→ **Objective**
In the lines below, output everything from the first line through the line containing "0.34, 0.25, 0.19, 0.43, 0.1]" exactly as it is. Pictures are not part of the output.

→ **Information supplied**
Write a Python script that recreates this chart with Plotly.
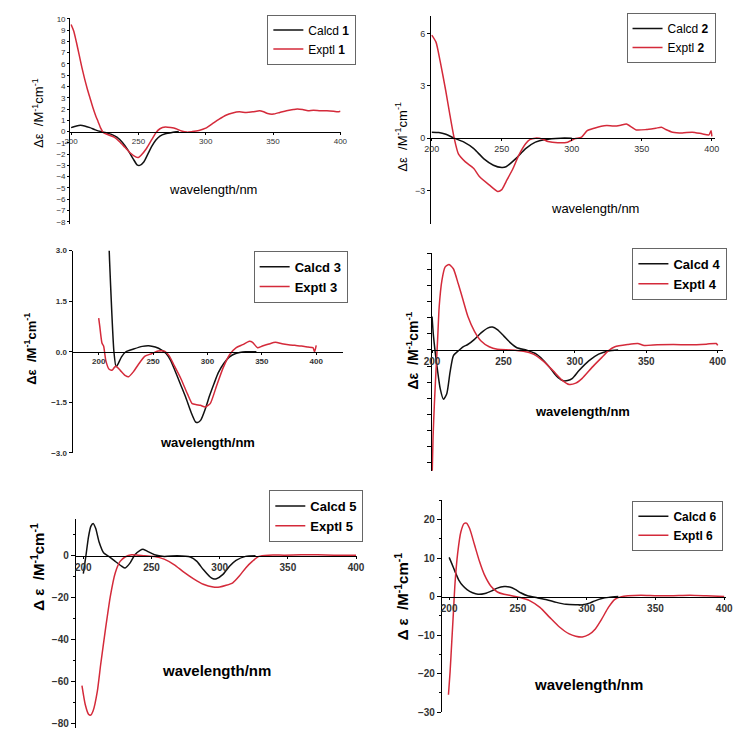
import plotly.graph_objects as go

# ---- data (wavelength nm, delta epsilon) ----
wl_c1 = [200, 204, 207, 210, 214, 218, 222, 226, 230, 234, 238, 242, 246, 249, 251, 254, 257, 260, 263, 266, 270, 275, 280]
de_c1 = [0.35, 0.5, 0.55, 0.5, 0.35, 0.15, 0.0, -0.1, -0.25, -0.5, -0.95, -1.6, -2.4, -2.95, -3.0, -2.7, -2.0, -1.3, -0.75, -0.4, -0.2, -0.08, 0.0]
wl_e1 = [200, 202, 204, 206, 208, 210, 212, 214, 216, 218, 220, 222, 224, 228, 232, 236, 240, 244, 248, 250,
         252, 256, 260, 263, 266, 270, 274, 278, 282, 286, 290, 295, 300, 305, 310, 315, 320, 325, 330, 335,
         340, 343, 346, 350, 355, 360, 365, 368, 372, 376, 380, 385, 390, 395, 398, 400]
de_e1 = [9.5, 8.9, 7.9, 6.8, 5.7, 4.7, 3.8, 3.0, 2.2, 1.5, 0.9, 0.3, -0.1, -0.3, -0.5, -0.9, -1.4, -1.9, -2.25, -2.3,
         -2.1, -1.5, -0.7, -0.1, 0.25, 0.4, 0.35, 0.25, 0.05, -0.05, 0.0, 0.1, 0.3, 0.7, 1.1, 1.45, 1.65, 1.75, 1.7, 1.75,
         1.85, 1.75, 1.6, 1.55, 1.7, 1.85, 1.95, 2.0, 1.95, 1.85, 1.9, 1.85, 1.85, 1.8, 1.75, 1.8]

wl_c2 = [200, 205, 210, 216, 223, 230, 237, 244, 250, 253, 260, 267, 274, 281, 292, 300]
de_c2 = [0.34, 0.32, 0.22, 0.0, -0.23, -0.6, -1.17, -1.55, -1.68, -1.64, -1.17, -0.6, -0.23, -0.08, 0.0, 0.0]
wl_e2 = [200, 203, 206, 210, 213, 216, 219, 224, 230, 234, 241, 247, 250, 253, 258, 262, 267, 270, 274, 279,
         283, 290, 297, 302, 307, 311, 316, 321, 325, 330, 335, 339, 343, 346, 353, 360, 364, 367, 372, 379,
         386, 393, 398, 399.5, 400]
de_e2 = [5.9, 5.5, 4.4, 2.7, 1.3, 0.0, -0.9, -1.36, -1.74, -2.2, -2.68, -3.05, -2.95, -2.5, -1.74, -1.0, -0.32, -0.08, 0.0, -0.05,
         -0.19, -0.26, -0.23, -0.04, 0.06, 0.43, 0.57, 0.68, 0.72, 0.69, 0.74, 0.81, 0.62, 0.47, 0.49, 0.57, 0.62, 0.5, 0.34, 0.3,
         0.34, 0.25, 0.19, 0.43, 0.1]

wl_c3 = [208, 210, 212, 214, 216, 218, 221, 225, 232, 240, 246, 252, 258, 262, 266, 270, 275, 280, 285, 289,
         291, 294, 298, 302, 306, 310, 315, 320, 326, 335, 345]
de_c3 = [4.5, 2.7, 1.2, 0.0, -0.45, -0.35, -0.15, 0.0, 0.08, 0.16, 0.18, 0.14, 0.05, -0.05, -0.25, -0.55, -0.95, -1.35, -1.8, -2.08,
         -2.1, -2.02, -1.7, -1.3, -0.95, -0.62, -0.35, -0.16, -0.05, 0.0, 0.0]
wl_e3 = [200, 201, 203, 204.5, 206.6, 209.6, 212.6, 215.6, 220, 224.6, 227.6, 232, 236.6, 242.6, 248.6, 254.6, 260.6, 265, 269.6, 275.6,
         281.6, 286, 290, 293.6, 298, 302.5, 308.5, 314.5, 320.5, 326.5, 332.5, 338.5, 341.5, 346, 350.5, 356.5, 362.5, 368.5, 374.5, 380.5,
         386.5, 392.5, 397, 398.5, 400]
de_e3 = [1.0, 0.75, 0.26, 0.17, -0.27, -0.52, -0.54, -0.42, -0.56, -0.71, -0.74, -0.59, -0.37, -0.13, -0.06, 0.02, 0.02, -0.13, -0.42, -0.8,
         -1.25, -1.54, -1.57, -1.59, -1.64, -1.54, -1.0, -0.47, -0.08, 0.12, 0.21, 0.31, 0.28, 0.12, 0.17, 0.23, 0.28, 0.24, 0.21, 0.19,
         0.17, 0.14, 0.12, 0.0, 0.19]

wl_c4 = [200, 201, 203.4, 205.7, 208, 210.3, 212.6, 214.9, 218.3, 221.7, 225, 229.7, 234.3, 238.9, 242.3, 245.7, 250.3, 254.9, 259.4, 266.3,
         273, 277.7, 282.3, 286.9, 291.4, 294.9, 298.3, 302.9, 309.7, 316.6, 323.4, 330.3]
de_c4 = [10.4, 4.3, -4.9, -12, -15.3, -13.6, -6.9, -1.8, -0.3, 1.0, 1.7, 3.3, 5.3, 6.8, 7.1, 6.3, 4.3, 2.2, 0.7, -0.1,
         -1.3, -3.1, -5.4, -8.0, -9.5, -9.5, -8.8, -6.4, -3.4, -1.3, -0.3, 0.0]
wl_e4 = [200, 200.7, 201.6, 202.7, 203.9, 205, 206.9, 209.1, 211.9, 214.9, 218.3, 221.7, 225.1, 229.7, 234.3, 240, 245.7, 254.9, 264, 270.9,
         277.7, 284.6, 291.4, 296, 300.6, 305.1, 312, 318.9, 323.4, 328, 337.1, 344, 348.6, 357.7, 369, 380.6, 392, 399, 400]
de_e4 = [-40, -27, -17, -6.9, 3.3, 13.5, 21.6, 25.7, 26.5, 25.2, 20.6, 15.5, 10.4, 5.8, 2.8, 1.0, 0.2, 0.0, -0.4, -1.3,
         -3.4, -6.4, -9.5, -10.7, -10.3, -8.8, -5.4, -2.3, -0.3, 1.0, 1.7, 2.0, 1.4, 1.6, 1.7, 1.6, 1.8, 2.0, 1.4]

wl_c5 = [200, 201.9, 203.8, 205.5, 207.2, 209.1, 211.5, 215, 218.7, 223.4, 228.2, 230.6, 234.2, 237.8, 241.4, 243.8, 247.4, 252.2, 259.3, 268.9,
         278.5, 283.3, 288, 292.8, 295.2, 297.6, 302.4, 307.2, 312, 319, 326.3]
de_c5 = [-8.5, 0, 9, 14, 15.4, 13, 6.7, 1.3, -0.3, -2.7, -5.0, -5.8, -3.5, 0.5, 2.5, 3.1, 2.0, 0.5, -0.3, 0,
         -0.6, -2.7, -6.6, -10, -11, -11, -8.9, -5, -2.2, -0.3, 0]
wl_e5 = [199, 201.4, 203.8, 205.5, 207.2, 210.3, 212.7, 216.3, 219.9, 223.4, 227, 230.6, 235.4, 240.2, 245, 252.2, 259.3, 266.5, 273.7, 280.9,
         288, 295.2, 300, 304.8, 309.6, 314.4, 319.1, 323.9, 328.7, 335.9, 347.8, 359.8, 371.8, 383.7, 400]
de_e5 = [-62, -71, -75.6, -76, -74, -64.6, -52, -34.8, -19, -8.2, -2.7, -0.6, 0.5, 0.3, 0, -0.3, -1.6, -4.2, -7.8, -11,
         -13.6, -14.9, -14.9, -14.1, -12.9, -9.7, -5.8, -2.7, -0.3, 0.3, 0.3, 0.5, 0.5, 0.3, 0.2]

wl_c6 = [200, 202, 204.3, 207, 210, 213, 217, 221, 226, 231, 235, 240, 244, 248, 252, 257, 264, 271, 278, 285,
         292, 297, 302, 306, 311, 316, 323]
de_c6 = [10.2, 8.5, 6.5, 4.3, 2.8, 1.8, 1.0, 0.6, 0.8, 1.5, 2.2, 2.6, 2.5, 1.9, 1.0, 0.2, -0.3, -0.8, -1.5, -2.0,
         -2.1, -2.1, -1.7, -1.1, -0.5, -0.2, 0.0]
wl_e6 = [199.5, 200.7, 201.9, 203.1, 204.3, 206.2, 208.5, 210.9, 212.6, 214.9, 218.5, 222.1, 225.6, 230.4, 235.1, 239.9, 244.6, 251.7, 258.8, 266,
         273.1, 280.2, 287.3, 292, 296.8, 301.5, 306.3, 311, 315.8, 320.5, 325.3, 330, 339.5, 351.4, 363.2, 375.1, 387, 400]
de_e6 = [-25.5, -19.5, -11.8, -4.1, 3.6, 11.3, 16.8, 19.0, 19.1, 17.7, 13.4, 9.1, 5.7, 2.7, 1.2, 0.6, 0.3, -0.25, -1.1, -2.8,
         -5.4, -7.9, -9.7, -10.3, -10.5, -9.9, -8.4, -5.8, -2.8, -0.7, 0.0, 0.2, 0.35, 0.2, 0.25, 0.35, 0.2, 0.0]

x_ticks = [200, 250, 300, 350, 400]

W, H = 751, 742
FONT = "Liberation Sans, Arial, sans-serif"
RED = "#d42a3a"


def fx(px):
    return px / W


def fy(py):
    return 1 - py / H


# layout of each panel in pixels: plot box, ranges, legend centre, titles
panels = [
    dict(n=1, c=(wl_c1, de_c1), e=(wl_e1, de_e1), box=(63.5, 340, 13.9, 223), xr=[199.3, 400.3], yr=[-8.2, 10.1],
         yt=dict(tickvals=list(range(-8, 11)), ticks="outside", ticklen=2), tick_size=8, bold=False,
         leg=(265, 36), leg_size=12, xt=(209, 188), xt_size=13, ytl=(30, 110), ytl_size=13,
         ytitle="Δε  /M<sup>-1</sup>cm<sup>-1</sup>"),
    dict(n=2, c=(wl_c2, de_c2), e=(wl_e2, de_e2), box=(432.3, 722, 12.1, 222.7), xr=[199.5, 402], yr=[-4.9, 7.0],
         yt=dict(tickvals=[-3, 0, 3, 6], ticks="outside", ticklen=3), tick_size=9, bold=False,
         leg=(632, 34.5), leg_size=12, xt=(600, 207), xt_size=13, ytl=(402, 134), ytl_size=13,
         ytitle="Δε  /M<sup>-1</sup>cm<sup>-1</sup>"),
    dict(n=3, c=(wl_c3, de_c3), e=(wl_e3, de_e3), box=(66, 342.7, 250, 455), xr=[176, 425], yr=[-3, 3],
         yt=dict(tickvals=[-3, -1.5, 0, 1.5, 3], tickformat=".1f", ticks="outside", ticklen=3), tick_size=8, bold=True,
         leg=(251, 276.5), leg_size=13, xt=(204, 444), xt_size=13, ytl=(23, 350), ytl_size=13,
         ytitle="Δε  /M<sup>-1</sup>cm<sup>-1</sup>"),
    dict(n=4, c=(wl_c4, de_c4), e=(wl_e4, de_e4), box=(433, 731, 252.7, 473.2), xr=[199.8, 404], yr=[-37.5, 30],
         yt=dict(tickvals=list(range(-35, 31, 5)), showticklabels=False, ticks="outside", ticklen=4), tick_size=10, bold=True,
         leg=(638, 273.5), leg_size=13, xt=(587, 413), xt_size=13, ytl=(413, 351), ytl_size=14,
         ytitle="Δε  /M<sup>-1</sup>cm<sup>-1</sup>"),
    dict(n=5, c=(wl_c5, de_c5), e=(wl_e5, de_e5), box=(69.3, 356.3, 521.7, 733.5), xr=[194.5, 400.5], yr=[-82, 17.7],
         yt=dict(tickvals=[-80, -60, -40, -20, 0], ticks="outside", ticklen=4,
                 minor=dict(tickvals=[-70, -50, -30, -10, 10], ticks="outside", ticklen=2)), tick_size=10, bold=True,
         leg=(267, 519), leg_size=13, xt=(213, 676), xt_size=15, ytl=(30, 570), ytl_size=15,
         ytitle="Δ ε  /M<sup>-1</sup>cm<sup>-1</sup>"),
    dict(n=6, c=(wl_c6, de_c6), e=(wl_e6, de_e6), box=(443.3, 733.2, 503.2, 717.7), xr=[194.7, 401], yr=[-30, 25],
         yt=dict(tickvals=[-30, -20, -10, 0, 10, 20], ticks="outside", ticklen=4,
                 minor=dict(tickvals=[-25, -15, -5, 5, 15, 25], ticks="outside", ticklen=2)), tick_size=10, bold=True,
         leg=(638, 529), leg_size=12, xt=(593, 690), xt_size=15, ytl=(402, 600), ytl_size=15,
         ytitle="Δ ε  /M<sup>-1</sup>cm<sup>-1</sup>"),
]

fig = go.Figure()
annotations = []

for p in panels:
    n = p["n"]
    sfx = "" if n == 1 else str(n)
    leg_name = "legend" if n == 1 else f"legend{n}"
    weight = "bold" if p["bold"] else "normal"
    num = f"<b>{n}</b>" if not p["bold"] else str(n)

    fig.add_trace(go.Scatter(x=p["c"][0], y=p["c"][1], mode="lines", name=f"Calcd {num}",
                             line=dict(color="#111111", width=1.5, shape="spline", smoothing=0.6),
                             xaxis=f"x{sfx}", yaxis=f"y{sfx}", legend=leg_name))
    fig.add_trace(go.Scatter(x=p["e"][0], y=p["e"][1], mode="lines", name=f"Exptl {num}",
                             line=dict(color=RED, width=1.5, shape="spline", smoothing=0.6),
                             xaxis=f"x{sfx}", yaxis=f"y{sfx}", legend=leg_name))

    x0, x1, ytop, ybot = p["box"]
    ylo, yhi = p["yr"]
    zero_py = ytop + (yhi - 0) / (yhi - ylo) * (ybot - ytop)
    tickfont = dict(family=FONT, size=p["tick_size"], color="#333333", weight=weight)

    fig.layout[f"xaxis{sfx}"] = dict(
        domain=[fx(x0), fx(x1)], range=p["xr"], anchor="free", position=fy(zero_py),
        showline=True, linecolor="black", linewidth=1, showgrid=False, zeroline=False,
        tickvals=x_ticks, ticks="outside", ticklen=2, tickcolor="black", tickfont=tickfont,
    )
    yax = dict(
        domain=[fy(ybot), fy(ytop)], range=p["yr"], anchor=f"x{sfx}",
        showline=True, linecolor="black", linewidth=1, showgrid=False, zeroline=False,
        tickcolor="black", tickfont=tickfont,
    )
    yax.update(p["yt"])
    fig.layout[f"yaxis{sfx}"] = yax

    fig.layout[leg_name] = dict(
        x=fx(p["leg"][0]), y=fy(p["leg"][1]), xanchor="left", yanchor="middle",
        bgcolor="white", bordercolor="#666666", borderwidth=1, itemwidth=30,
        font=dict(family=FONT, size=p["leg_size"], color="black", weight=weight),
        tracegroupgap=0,
    )

    annotations.append(dict(text="wavelength/nm", x=fx(p["xt"][0]), y=fy(p["xt"][1]), xref="paper", yref="paper",
                            showarrow=False, xanchor="center", yanchor="middle",
                            font=dict(family=FONT, size=p["xt_size"], color="black", weight=weight)))
    annotations.append(dict(text=p["ytitle"], x=fx(p["ytl"][0]), y=fy(p["ytl"][1]), xref="paper", yref="paper",
                            showarrow=False, xanchor="center", yanchor="middle", textangle=-90,
                            font=dict(family=FONT, size=p["ytl_size"], color="black", weight=weight)))

fig.update_layout(
    width=W, height=H, margin=dict(l=0, r=0, t=0, b=0),
    paper_bgcolor="white", plot_bgcolor="white",
    annotations=annotations, showlegend=True,
)

# page body has a default 8px margin and may scroll; pin the figure to the window
fig.write_html(
    "out.html",
    config={"displayModeBar": False},
    post_script="document.body.style.margin='0';"
                "document.body.style.overflow='hidden';"
                "document.documentElement.style.overflow='hidden';",
)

→ **The output**
Write a Python script that recreates this chart with Plotly.
import plotly.graph_objects as go

# ---- data (wavelength nm, delta epsilon) ----
wl_c1 = [200, 204, 207, 210, 214, 218, 222, 226, 230, 234, 238, 242, 246, 249, 251, 254, 257, 260, 263, 266, 270, 275, 280]
de_c1 = [0.35, 0.5, 0.55, 0.5, 0.35, 0.15, 0.0, -0.1, -0.25, -0.5, -0.95, -1.6, -2.4, -2.95, -3.0, -2.7, -2.0, -1.3, -0.75, -0.4, -0.2, -0.08, 0.0]
wl_e1 = [200, 202, 204, 206, 208, 210, 212, 214, 216, 218, 220, 222, 224, 228, 232, 236, 240, 244, 248, 250,
         252, 256, 260, 263, 266, 270, 274, 278, 282, 286, 290, 295, 300, 305, 310, 315, 320, 325, 330, 335,
         340, 343, 346, 350, 355, 360, 365, 368, 372, 376, 380, 385, 390, 395, 398, 400]
de_e1 = [9.5, 8.9, 7.9, 6.8, 5.7, 4.7, 3.8, 3.0, 2.2, 1.5, 0.9, 0.3, -0.1, -0.3, -0.5, -0.9, -1.4, -1.9, -2.25, -2.3,
         -2.1, -1.5, -0.7, -0.1, 0.25, 0.4, 0.35, 0.25, 0.05, -0.05, 0.0, 0.1, 0.3, 0.7, 1.1, 1.45, 1.65, 1.75, 1.7, 1.75,
         1.85, 1.75, 1.6, 1.55, 1.7, 1.85, 1.95, 2.0, 1.95, 1.85, 1.9, 1.85, 1.85, 1.8, 1.75, 1.8]

wl_c2 = [200, 205, 210, 216, 223, 230, 237, 244, 250, 253, 260, 267, 274, 281, 292, 300]
de_c2 = [0.34, 0.32, 0.22, 0.0, -0.23, -0.6, -1.17, -1.55, -1.68, -1.64, -1.17, -0.6, -0.23, -0.08, 0.0, 0.0]
wl_e2 = [200, 203, 206, 210, 213, 216, 219, 224, 230, 234, 241, 247, 250, 253, 258, 262, 267, 270, 274, 279,
         283, 290, 297, 302, 307, 311, 316, 321, 325, 330, 335, 339, 343, 346, 353, 360, 364, 367, 372, 379,
         386, 393, 398, 399.5, 400]
de_e2 = [5.9, 5.5, 4.4, 2.7, 1.3, 0.0, -0.9, -1.36, -1.74, -2.2, -2.68, -3.05, -2.95, -2.5, -1.74, -1.0, -0.32, -0.08, 0.0, -0.05,
         -0.19, -0.26, -0.23, -0.04, 0.06, 0.43, 0.57, 0.68, 0.72, 0.69, 0.74, 0.81, 0.62, 0.47, 0.49, 0.57, 0.62, 0.5, 0.34, 0.3,
         0.34, 0.25, 0.19, 0.43, 0.1]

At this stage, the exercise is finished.